EXERCISE DETAILS – From the listing below, pull out all lines with "chart" in them.

________________________________________

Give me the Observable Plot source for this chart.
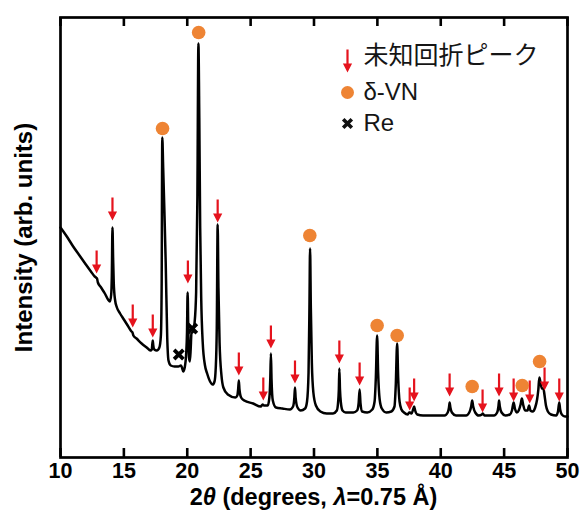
<!DOCTYPE html>
<html>
<head>
<meta charset="utf-8">
<script src="https://cdn.jsdelivr.net/npm/d3@7"></script>
<script src="https://cdn.jsdelivr.net/npm/@observablehq/plot@0.6"></script>
<style>
  body { margin: 0; background: #fff; }
  #chart svg { display: block; }
</style>
</head>
<body>
<div id="chart"></div>
<script>
// Powder XRD pattern: [2θ (deg), intensity (arb. units)]
const pattern = [
  [10.0, 230], [10.5, 221], [11.0, 211], [11.5, 202], [12.0, 193], [12.4, 186],
  [12.7, 181], [12.8, 180], [12.88, 179], [12.95, 175], [13.2, 170], [13.5, 164],
  [13.75, 158], [13.9, 156], [14.0, 163], [14.05, 182], [14.1, 230], [14.15, 200],
  [14.2, 175], [14.3, 158], [14.45, 150], [14.7, 144], [15.0, 138], [15.3, 132],
  [15.6, 126], [15.68, 125], [15.75, 122], [16.0, 119], [16.4, 114], [16.8, 110],
  [17.1, 107], [17.2, 108], [17.25, 114], [17.28, 117], [17.32, 112], [17.4, 108],
  [17.6, 107], [17.8, 110], [17.92, 122], [17.98, 170], [18.03, 320], [18.1, 290],
  [18.2, 245], [18.3, 195], [18.42, 120], [18.52, 97], [18.7, 92], [19.0, 91],
  [19.3, 91], [19.5, 92], [19.58, 90], [19.68, 86], [19.8, 90], [19.92, 105],
  [19.98, 125], [20.03, 165], [20.08, 130], [20.14, 100], [20.2, 96], [20.27, 108],
  [20.33, 124], [20.45, 126], [20.58, 135], [20.7, 165], [20.8, 260], [20.88, 414],
  [20.95, 340], [21.02, 230], [21.1, 160], [21.22, 115], [21.4, 92], [21.57, 84],
  [21.8, 76], [22.0, 73], [22.15, 76], [22.25, 90], [22.33, 130], [22.4, 233],
  [22.46, 170], [22.55, 115], [22.7, 82], [22.85, 70], [23.2, 63], [23.8, 60],
  [23.95, 62], [24.02, 69], [24.07, 77], [24.12, 68], [24.25, 60], [24.5, 57],
  [25.2, 54], [25.8, 51], [25.95, 53], [26.05, 52], [26.35, 52], [26.48, 60],
  [26.55, 78], [26.6, 104], [26.65, 78], [26.75, 57], [27.0, 50], [27.5, 49],
  [28.1, 48], [28.35, 51], [28.45, 60], [28.5, 70], [28.55, 60], [28.7, 50],
  [28.95, 47], [29.3, 49], [29.45, 56], [29.57, 85], [29.64, 150], [29.69, 209],
  [29.75, 150], [29.83, 95], [29.95, 65], [30.15, 52], [30.5, 46], [31.0, 44],
  [31.5, 44], [31.8, 47], [31.9, 55], [31.96, 68], [32.0, 89], [32.05, 68],
  [32.12, 55], [32.25, 47], [32.5, 45], [33.1, 45], [33.4, 47], [33.52, 54],
  [33.6, 68], [33.67, 54], [33.8, 46], [34.2, 45], [34.6, 48], [34.78, 56],
  [34.88, 80], [34.98, 122], [35.06, 85], [35.18, 58], [35.35, 49], [35.7, 45],
  [36.1, 46], [36.35, 51], [36.45, 72], [36.56, 114], [36.64, 80], [36.75, 56],
  [36.9, 48], [37.1, 45], [37.4, 43], [37.5, 45], [37.58, 45], [37.7, 44],
  [37.82, 48], [37.9, 51], [37.98, 47], [38.15, 43], [38.6, 42], [39.5, 42],
  [40.3, 42], [40.55, 45], [40.65, 50], [40.7, 55], [40.76, 50], [40.88, 45],
  [41.2, 42], [42.0, 42], [42.25, 45], [42.4, 51], [42.48, 57], [42.56, 51],
  [42.72, 45], [43.0, 42], [43.25, 43], [43.32, 44], [43.45, 42], [44.2, 42],
  [44.45, 45], [44.55, 51], [44.6, 57], [44.66, 51], [44.8, 45], [45.1, 42],
  [45.45, 43], [45.62, 47], [45.75, 55], [45.85, 49], [46.0, 45], [46.15, 47],
  [46.3, 53], [46.4, 59], [46.5, 53], [46.65, 47], [46.85, 47], [46.97, 52],
  [47.07, 47], [47.25, 46], [47.45, 50], [47.6, 58], [47.7, 68], [47.78, 80],
  [47.88, 74], [47.98, 69], [48.1, 69], [48.18, 63], [48.3, 52], [48.45, 46],
  [48.7, 43], [49.1, 42], [49.25, 46], [49.35, 55], [49.42, 48], [49.55, 43],
  [49.8, 41], [50.0, 41]
];

// Unidentified reflections: [2θ, arrow tip intensity]
const unknownPeaks = [
  [12.85, 184], [14.1, 237], [15.7, 130], [17.28, 120], [20.05, 174],
  [22.4, 235], [24.07, 82], [26.0, 57], [26.6, 109], [28.5, 74],
  [32.0, 94], [33.6, 72], [37.55, 47], [37.9, 56], [40.7, 61],
  [43.3, 45], [44.6, 61], [45.75, 56], [47.02, 54], [48.19, 67], [49.35, 56]
];

// δ-VN reflections: [2θ, marker intensity]
const vnPeaks = [
  [18.05, 329], [20.9, 425], [29.67, 222], [34.98, 132],
  [36.56, 122], [42.48, 71], [46.43, 72], [47.8, 96]
];

// Re reflections: [2θ, marker intensity]
const rePeaks = [[19.33, 103], [20.39, 129]];

const xTicks = [10, 15, 20, 25, 30, 35, 40, 45, 50];
const legendLabels = ["未知回折ピーク", "δ-VN", "Re"];

const RED = "#e5131d";
const ORANGE = "#ee8434";
const FONT = "'Liberation Sans', Arial, 'Noto Sans CJK JP', sans-serif";

// Downward arrow whose tip sits at the anchor point
const downArrow = {
  draw(ctx) {
    ctx.moveTo(-1.1, -23);
    ctx.lineTo(1.1, -23);
    ctx.lineTo(1.1, -9);
    ctx.lineTo(4.6, -9);
    ctx.lineTo(0, 0);
    ctx.lineTo(-4.6, -9);
    ctx.lineTo(-1.1, -9);
    ctx.closePath();
  }
};

const W = 581, H = 514;
const mL = 60, mR = 14, mT = 17, mB = 57;
const frameH = H - mT - mB;
const tickLen = 9;

// legend row offsets from the top-left corner of the frame
const legendSymbolDx = 287;
const legendTextDx = 303;
const legendRowDy = [38, 75, 106];

const legendMarks = [
  Plot.dot([0], {frameAnchor: "top-left", dx: legendSymbolDx, dy: legendRowDy[0] + 17,
    symbol: downArrow, fill: RED, stroke: "none"}),
  Plot.dot([0], {frameAnchor: "top-left", dx: legendSymbolDx, dy: legendRowDy[1],
    r: 6.5, fill: ORANGE, stroke: "none"}),
  Plot.dot([0], {frameAnchor: "top-left", dx: legendSymbolDx, dy: legendRowDy[2],
    symbol: "times", r: 4, stroke: "#111", strokeWidth: 3.6}),
  ...legendLabels.map((label, i) =>
    Plot.text([label], {frameAnchor: "top-left", dx: legendTextDx, dy: legendRowDy[i],
      text: d => d, textAnchor: "start", lineAnchor: "middle",
      fontSize: i === 0 ? 25 : 24, fill: "#151515", fontFamily: FONT}))
];

const chart = Plot.plot({
  width: W,
  height: H,
  marginLeft: mL,
  marginRight: mR,
  marginTop: mT,
  marginBottom: mB,
  style: {fontFamily: FONT, background: "#fff", color: "#000"},
  x: {domain: [10, 50]},
  y: {domain: [0, 440], axis: null},
  marks: [
    Plot.line(pattern, {x: d => d[0], y: d => d[1], stroke: "#000",
      strokeWidth: 2.5, curve: "monotone-x", strokeLinejoin: "round"}),
    Plot.dot(unknownPeaks, {x: d => d[0], y: d => d[1], symbol: downArrow,
      fill: RED, stroke: "none"}),
    Plot.dot(vnPeaks, {x: d => d[0], y: d => d[1], r: 6.8, fill: ORANGE, stroke: "none"}),
    Plot.dot(rePeaks, {x: d => d[0], y: d => d[1], symbol: "times", r: 4.3,
      stroke: "#000", strokeWidth: 3.8}),
    ...legendMarks,
    // inward ticks, bottom and top
    Plot.ruleX(xTicks, {x: d => d, insetTop: frameH - tickLen, stroke: "#000", strokeWidth: 2.6}),
    Plot.ruleX(xTicks, {x: d => d, insetBottom: frameH - tickLen, stroke: "#000", strokeWidth: 2.6}),
    Plot.frame({stroke: "#000", strokeWidth: 2.7}),
    Plot.axisX({ticks: xTicks, tickSize: 0, tickPadding: 5, label: null,
      fontSize: 21.5, fontWeight: "bold", fill: "#000", tickFormat: d => String(d)}),
    Plot.text(["Intensity (arb. units)"], {frameAnchor: "left", dx: -36, rotate: -90,
      text: d => d, textAnchor: "middle", lineAnchor: "middle",
      fontSize: 24, fontWeight: "bold", fill: "#000"})
  ]
});

document.getElementById("chart").appendChild(chart);

// x-axis title with italic θ and λ
const title = d3.select(chart).append("text")
  .attr("x", mL + (W - mL - mR) / 2)
  .attr("y", 505)
  .attr("text-anchor", "middle")
  .attr("font-family", FONT)
  .attr("font-size", 23.5)
  .attr("font-weight", "bold")
  .attr("fill", "#000");
title.append("tspan").text("2");
title.append("tspan").attr("font-style", "italic").text("θ");
title.append("tspan").text(" (degrees, ");
title.append("tspan").attr("font-style", "italic").text("λ");
title.append("tspan").text("=0.75 Å)");
</script>
</body>
</html>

________________________________________

SOLVED PROBLEM –
Give me the Observable Plot source for this chart.
  #chart svg { display: block; }
<div id="chart"></div>
const chart = Plot.plot({
document.getElementById("chart").appendChild(chart);
const title = d3.select(chart).append("text")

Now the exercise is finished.